NASA’s historic uncrewed mission to Moon seems to get yet another date as the technical snag persists. The next launch which was scheduled for coming Tuesday has been slated to take place between October 17-31.

The upcoming storm which hails around the south Dominican Republic is expected to grow into a hurricane in the coming days and could move north to Florida inciting trouble for the launch.

Our plan A is to stay on course and to get the launch off on September 27,” Mike Bolger, NASA’s exploration ground systems manager, told reporters on Friday. “But we realised we also need to be really paying attention and thinking about a plan B.”

“If we were to go down to Plan B, Mike said that would need a couple of days to pivot from their current tanking test or launch configuration to execute rollback and get back into the protection of the VAB, adding that a decision should be made by early afternoon on Saturday.

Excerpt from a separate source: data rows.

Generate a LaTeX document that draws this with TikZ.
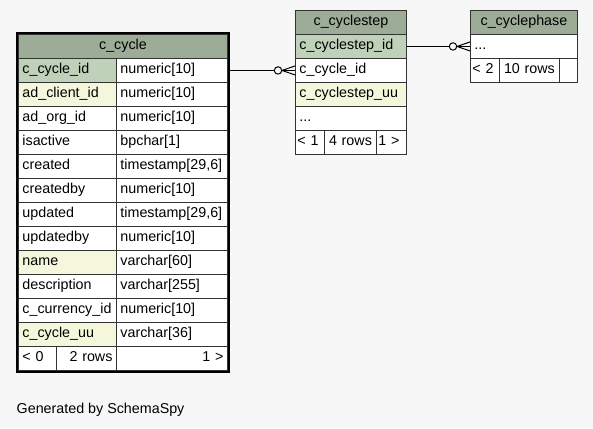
\documentclass[tikz,border=0pt]{standalone}
\usepackage{fontspec}
\setmainfont{Liberation Sans}
\usepackage{xcolor}
\definecolor{bgcol}{HTML}{F7F7F7}
\definecolor{headcol}{HTML}{9DAC96}
\definecolor{keycol}{HTML}{BFD1B8}
\definecolor{idxcol}{HTML}{F4F7DC}
\tikzset{
  cell/.style={draw=black!80, line width=0.9pt, fill=white, anchor=north west,
    minimum height=24pt, inner xsep=4pt, inner ysep=0pt, text width=#1,
    align=left, text height=10pt, text depth=3pt,
    font=\fontsize{14.3}{16}\selectfont},
  head/.style={cell=#1, fill=headcol, align=center},
  conn/.style={draw=black, line width=1pt},
}
\begin{document}
\begin{tikzpicture}[x=1pt,y=-1pt]
  \fill[bgcol] (0,0) rectangle (593,428);
  % c_cycle
  \node[head=201pt] (cyc) at (18,34) {c\_cycle};
  \node[cell=90pt, fill=keycol] (cyc-id) at (18,58) {c\_cycle\_id};
  \node[cell=103pt] (cyc-id-t) at (116,58) {numeric[10]};
  \node[cell=90pt, fill=idxcol] (cyc-client) at (18,82) {ad\_client\_id};
  \node[cell=103pt] (cyc-client-t) at (116,82) {numeric[10]};
  \node[cell=90pt] (cyc-org) at (18,106) {ad\_org\_id};
  \node[cell=103pt] (cyc-org-t) at (116,106) {numeric[10]};
  \node[cell=90pt] (cyc-act) at (18,130) {isactive};
  \node[cell=103pt] (cyc-act-t) at (116,130) {bpchar[1]};
  \node[cell=90pt] (cyc-crd) at (18,154) {created};
  \node[cell=103pt] (cyc-crd-t) at (116,154) {timestamp[29,6]};
  \node[cell=90pt] (cyc-crdby) at (18,178) {createdby};
  \node[cell=103pt] (cyc-crdby-t) at (116,178) {numeric[10]};
  \node[cell=90pt] (cyc-upd) at (18,202) {updated};
  \node[cell=103pt] (cyc-upd-t) at (116,202) {timestamp[29,6]};
  \node[cell=90pt] (cyc-updby) at (18,226) {updatedby};
  \node[cell=103pt] (cyc-updby-t) at (116,226) {numeric[10]};
  \node[cell=90pt, fill=idxcol] (cyc-name) at (18,250) {name};
  \node[cell=103pt] (cyc-name-t) at (116,250) {varchar[60]};
  \node[cell=90pt] (cyc-desc) at (18,274) {description};
  \node[cell=103pt] (cyc-desc-t) at (116,274) {varchar[255]};
  \node[cell=90pt] (cyc-cur) at (18,298) {c\_currency\_id};
  \node[cell=103pt] (cyc-cur-t) at (116,298) {numeric[10]};
  \node[cell=90pt, fill=idxcol] (cyc-uu) at (18,322) {c\_cycle\_uu};
  \node[cell=103pt] (cyc-uu-t) at (116,322) {varchar[36]};
  \node[cell=30pt] (cyc-prev) at (18,346) {<~0};
  \node[cell=52pt, align=right] (cyc-rows) at (56,346) {2~rows};
  \node[cell=103pt, align=right] (cyc-next) at (116,346) {1~>};
  \draw[line width=2.2pt] ([shift={(-1pt,1pt)}]cyc.north west)
    rectangle ([shift={(1pt,-1pt)}]cyc-next.south east);
  % c_cyclestep
  \node[head=103pt] (stp) at (295,10) {c\_cyclestep};
  \node[cell=103pt, fill=keycol] (stp-id) at (295,34) {c\_cyclestep\_id};
  \node[cell=103pt] (stp-cyc) at (295,58) {c\_cycle\_id};
  \node[cell=103pt, fill=idxcol] (stp-uu) at (295,82) {c\_cyclestep\_uu};
  \node[cell=103pt] (stp-dots) at (295,106) {...};
  \node[cell=25pt, inner xsep=2pt] (stp-prev) at (295,130) {<~1};
  \node[cell=44pt, align=center] (stp-rows) at (324,130) {4~rows};
  \node[cell=26pt, inner xsep=2pt] (stp-next) at (376,130) {1~>};
  % c_cyclephase
  \node[head=99pt] (phs) at (470,10) {c\_cyclephase};
  \node[cell=99pt] (phs-dots) at (470,34) {...};
  \node[cell=25pt, inner xsep=2pt] (phs-prev) at (470,58) {<~2};
  \node[cell=52pt, align=center] (phs-rows) at (499,58) {10~rows};
  \node[cell=10pt] (phs-next) at (559,58) {};
  % relations
  \draw[conn] (cyc-id-t.east) -- (stp-cyc.west);
  \draw[conn] ([xshift=-13pt]stp-cyc.west) -- ([yshift=4.5pt]stp-cyc.west);
  \draw[conn] ([xshift=-13pt]stp-cyc.west) -- ([yshift=-4.5pt]stp-cyc.west);
  \draw[conn, fill=bgcol] ([xshift=-17pt]stp-cyc.west) circle (3.7pt);
  \draw[conn] (stp-id.east) -- (phs-dots.west);
  \draw[conn] ([xshift=-13pt]phs-dots.west) -- ([yshift=4.5pt]phs-dots.west);
  \draw[conn] ([xshift=-13pt]phs-dots.west) -- ([yshift=-4.5pt]phs-dots.west);
  \draw[conn, fill=bgcol] ([xshift=-17pt]phs-dots.west) circle (3.7pt);
  \node[anchor=base west, inner sep=0pt, font=\fontsize{14.3}{16}\selectfont]
    (gen) at (16.5,413) {Generated by SchemaSpy};
\end{tikzpicture}
\end{document}
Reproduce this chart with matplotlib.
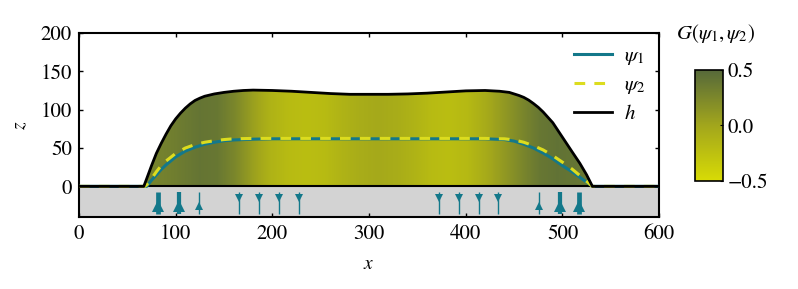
import numpy as np
import matplotlib
matplotlib.use("Agg")
import matplotlib.pyplot as plt
from matplotlib.colors import LinearSegmentedColormap, Normalize
from matplotlib.patches import Polygon

plt.rcParams['font.family'] = ['STIXGeneral', 'Liberation Serif', 'DejaVu Serif']
plt.rcParams['mathtext.fontset'] = 'stix'

# ---- data ----
h_x = [0, 60, 67, 70, 75, 80, 85, 90, 95, 100, 105, 110, 115, 120, 125, 130, 140, 150, 160,
       170, 180, 200, 220, 240, 260, 280, 300, 320, 340, 360, 380, 400, 420, 435, 445, 450,
       455, 460, 465, 470, 475, 480, 490, 500, 510, 518, 525, 531, 540, 600]
h_z = [0, 0, 0, 10, 27, 43, 56, 68, 79, 88, 95.5, 102, 107.5, 112, 115, 117.5, 120.5, 122.5,
       124, 125, 125.5, 125, 124, 122.5, 121, 120, 120, 120, 120.5, 121.5, 123, 124.5, 125,
       124, 122.5, 120.5, 118.5, 116, 112.5, 108, 103, 97, 83, 64, 45, 30, 15, 0, 0, 0]

psi_x = [0, 68, 70, 75, 80, 85, 90, 100, 110, 120, 130, 140, 150, 160, 180, 200, 300,
         420, 440, 450, 460, 470, 480, 490, 500, 510, 520, 531, 600]
psi1_z = [0, 0, 0, 8, 15, 22, 28, 38.5, 46, 51, 55, 57.5, 59.5, 60.5, 61.5, 62, 62,
          62, 61, 59, 55, 50, 43.5, 36, 27, 19, 10, 0, 0]
psi2_z = [0, 0, 2, 10, 19, 27, 33, 43, 50, 54.5, 57.5, 59.5, 61, 62, 62.5, 62.5, 62.5,
          62.5, 62, 60.5, 57.5, 53, 47.5, 40, 31.5, 22.5, 12, 0, 0]

g_x = [60, 70, 85, 100, 115, 125, 135, 145, 160, 180, 200, 230, 260, 300, 340, 370,
       400, 420, 440, 455, 465, 475, 490, 505, 520, 540]
g_val = [0.28, 0.3, 0.35, 0.4, 0.38, 0.25, 0.05, -0.12, -0.2, -0.22, -0.2, -0.12, -0.06,
         -0.03, -0.06, -0.12, -0.2, -0.22, -0.18, -0.05, 0.1, 0.25, 0.38, 0.42, 0.4, 0.35]

arrow_x = [82, 103, 124, 165.5, 186, 207, 227.5, 372.5, 393, 413.5, 433.5, 476, 497, 517]
arrow_dir = [1, 1, 1, -1, -1, -1, -1, -1, -1, -1, -1, 1, 1, 1]
arrow_mag = [1.0, 0.9, 0.35, 0.3, 0.3, 0.3, 0.3, 0.3, 0.3, 0.3, 0.3, 0.35, 0.9, 1.0]

teal = '#13788a'
yel = '#dcdc1e'

fig = plt.figure(figsize=(7.98, 2.89), dpi=100)
ax = fig.add_axes([0.099, 0.249, 0.727, 0.637])

cmap = LinearSegmentedColormap.from_list('g', ['#d8db05', '#a2a61c', '#56693a'])
norm = Normalize(-0.5, 0.5)

# gradient fill under h
xs = np.array(g_x, dtype=float)
gv = np.array(g_val, dtype=float)
img = ax.imshow(gv[np.newaxis, :], extent=[xs[0], xs[-1], 0, 130], aspect='auto',
                cmap=cmap, norm=norm, interpolation='bilinear', origin='lower', zorder=1)
poly = Polygon(np.column_stack([h_x, h_z]), closed=True, facecolor='none', edgecolor='none')
ax.add_patch(poly)
img.set_clip_path(poly)

# ground
ax.axhspan(-40, 0, color='#d3d3d3', zorder=0)
ax.axhline(0, color='black', lw=1.5, zorder=2)

ax.plot(psi_x, psi1_z, color=teal, lw=2.2, zorder=3, label=r'$\psi_1$')
ax.plot(psi_x, psi2_z, color=yel, lw=2.2, ls=(0, (3.5, 3)), zorder=4, label=r'$\psi_2$')
ax.plot(h_x, h_z, color='black', lw=2, zorder=5, label=r'$h$', solid_joinstyle='round')

# arrows in ground
for xa, d, m in zip(arrow_x, arrow_dir, arrow_mag):
    lw = 1.0 + 2.4 * (m - 0.35) / 0.65 if m > 0.35 else 1.0
    ax.plot([xa, xa], [-8, -36], color=teal, lw=lw, solid_capstyle='butt', zorder=3)
    if d > 0:
        ax.plot(xa, -25, marker='^', color=teal, ms=4 + 5 * m, mew=0, zorder=4)
    else:
        ax.plot(xa, -15, marker='v', color=teal, ms=5.5, mew=0, zorder=4)

ax.set_xlim(0, 600)
ax.set_ylim(-40, 200)
ax.set_xticks([0, 100, 200, 300, 400, 500, 600])
ax.set_yticks([0, 50, 100, 150, 200])
ax.tick_params(direction='in', top=True, right=True, labelsize=15, length=3, width=1, pad=5)
for s in ax.spines.values():
    s.set_linewidth(1.5)
ax.set_xlabel(r'$x$', fontsize=14, labelpad=9)
ax.set_ylabel(r'$z$', fontsize=14, labelpad=8)

ax.legend(loc='upper right', frameon=False, fontsize=15, handlelength=1.8,
          borderaxespad=0.25, labelspacing=0.4, handletextpad=0.6)

cax = fig.add_axes([0.871, 0.374, 0.035, 0.384])
cb = fig.colorbar(img, cax=cax, ticks=[-0.5, 0.0, 0.5])
cb.ax.tick_params(labelsize=15, direction='in', length=2)
cb.ax.set_yticklabels(['\u22120.5', '0.0', '0.5'])
cb.outline.set_linewidth(1.2)
fig.text(0.897, 0.885, r'$G(\psi_1,\psi_2)$', fontsize=15, ha='center', va='center')

fig.savefig('out.png', dpi=100)
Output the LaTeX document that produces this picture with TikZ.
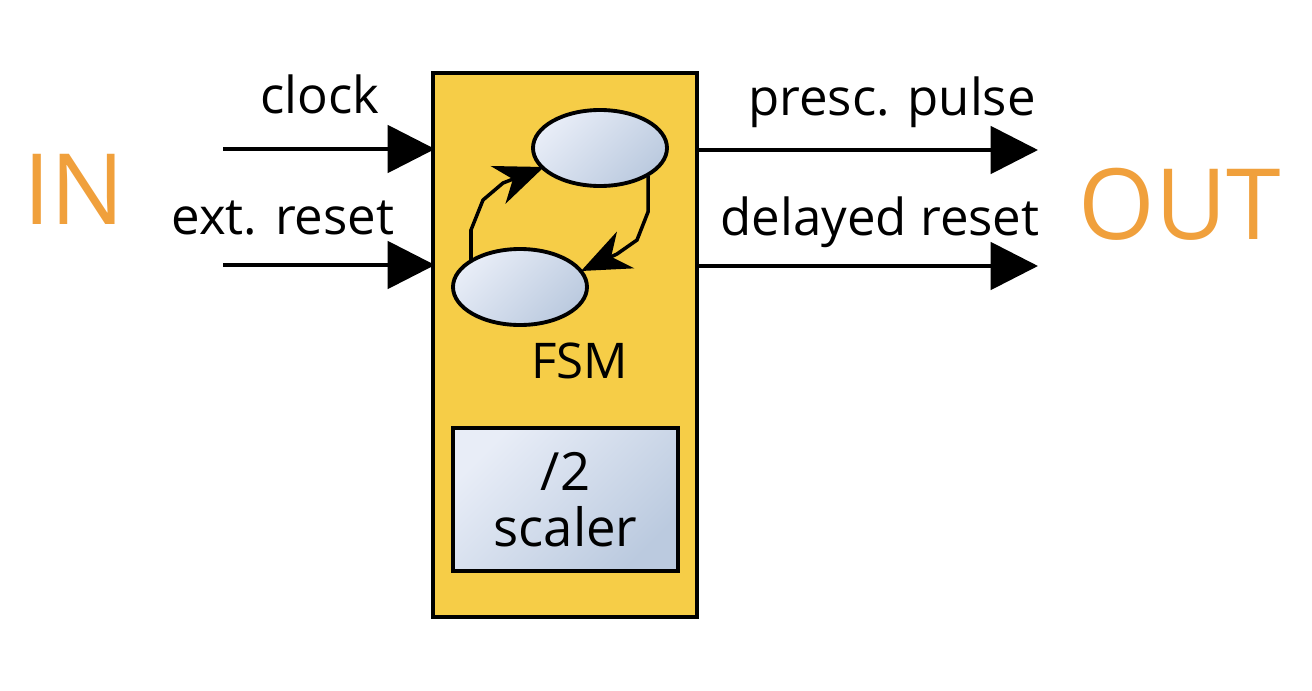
\documentclass[tikz,border=0pt]{standalone}
\usepackage{fontspec}
\setmainfont{Open Sans}
\usetikzlibrary{arrows.meta,shapes.geometric}
\definecolor{boxyellow}{HTML}{F6CD47}
\definecolor{inorange}{HTML}{F0A03C}
\definecolor{shlight}{HTML}{E8EDF7}
\definecolor{shdark}{HTML}{BBCADF}
\tikzset{
  blueshade/.style={draw=black, line width=2.2pt, top color=shlight, bottom color=shdark, shading angle=45},
  sigarrow/.style={line width=2.2pt, -{Triangle[length=27pt,width=27pt]}},
  fsmarrow/.style={line width=2pt, line join=miter, -{Stealth[length=28pt,width=23pt,inset=9pt]}},
  sig/.style={anchor=base, font=\fontsize{29}{33}\selectfont},
  io/.style={anchor=base, text=inorange, font=\fontsize{56}{60}\selectfont},
}
\begin{document}
\begin{tikzpicture}[x=0.02cm, y=-0.02cm]
\useasboundingbox (0,0) rectangle (1312,690);
% main block
\node[draw=black, line width=2.2pt, fill=boxyellow, minimum width=264*0.02cm, minimum height=544*0.02cm, inner sep=0pt] (blk) at (565,345) {};
% states
\node[blueshade, ellipse, minimum width=134*0.02cm, minimum height=76*0.02cm, inner sep=0pt] (s1) at (600,148) {};
\node[blueshade, ellipse, minimum width=134*0.02cm, minimum height=76*0.02cm, inner sep=0pt] (s2) at (520,287) {};
% fsm arrows
\coordinate (a1) at (471,262);
\coordinate (b1) at (648,176);
\draw[fsmarrow] (a1) -- (471,230) -- (483,200) -- (503,183) -- (544,167);
\draw[fsmarrow] (b1) -- (648,212) -- (637,240) -- (617,254) -- (581,271);
\node[anchor=base, font=\fontsize{28}{31}\selectfont] (fsm) at (580,378) {FSM};
% scaler
\node[blueshade, rectangle, minimum width=225*0.02cm, minimum height=143*0.02cm, inner sep=0pt, align=center] (sc) at (565.5,499.5) {};
\node[anchor=base, font=\fontsize{30}{34}\selectfont] (sc1) at (565.5,490) {/2};
\node[anchor=base, font=\fontsize{30}{34}\selectfont] (sc2) at (565.5,546) {scaler};
% inputs
\coordinate (clkin) at (223,149);
\coordinate (rstin) at (223,265);
\coordinate (clkend) at (435,149);
\coordinate (rstend) at (435,265);
\draw[sigarrow] (clkin) -- (clkend);
\draw[sigarrow] (rstin) -- (rstend);
\node[sig] (lclk) at (320,113) {clock};
\node[sig] (lrst) at (283,234) {ext. reset};
% outputs
\coordinate (po0) at (697,150);
\coordinate (do0) at (697,266);
\coordinate (po1) at (1038,150);
\coordinate (do1) at (1038,266);
\draw[sigarrow] (po0) -- (po1);
\draw[sigarrow] (do0) -- (do1);
\node[sig] (lpp) at (892,115) {presc. pulse};
\node[sig] (ldr) at (880,235) {delayed reset};
% IN / OUT
\node[io] (in) at (74,224) {IN};
\node[io] (out) at (1180,239) {OUT};
\end{tikzpicture}
\end{document}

The rocket which can withstand gusts of wind up to 137 km per hour might be sheltered which indicates the scheduled window that runs until October 4th will be missed.

Speculations are that the next window will run from Oct 17-31, with one possibility of take-off per day except from October 24-26 and 28.

The inaugural mission of the Artemis program will kick off a phase of NASA space exploration that intends to land diverse astronaut crews at previously unexplored regions of the moon on the Artemis II and Artemis III missions, slated for 2024 and 2025, respectively and eventually deliver crewed missions to Mars.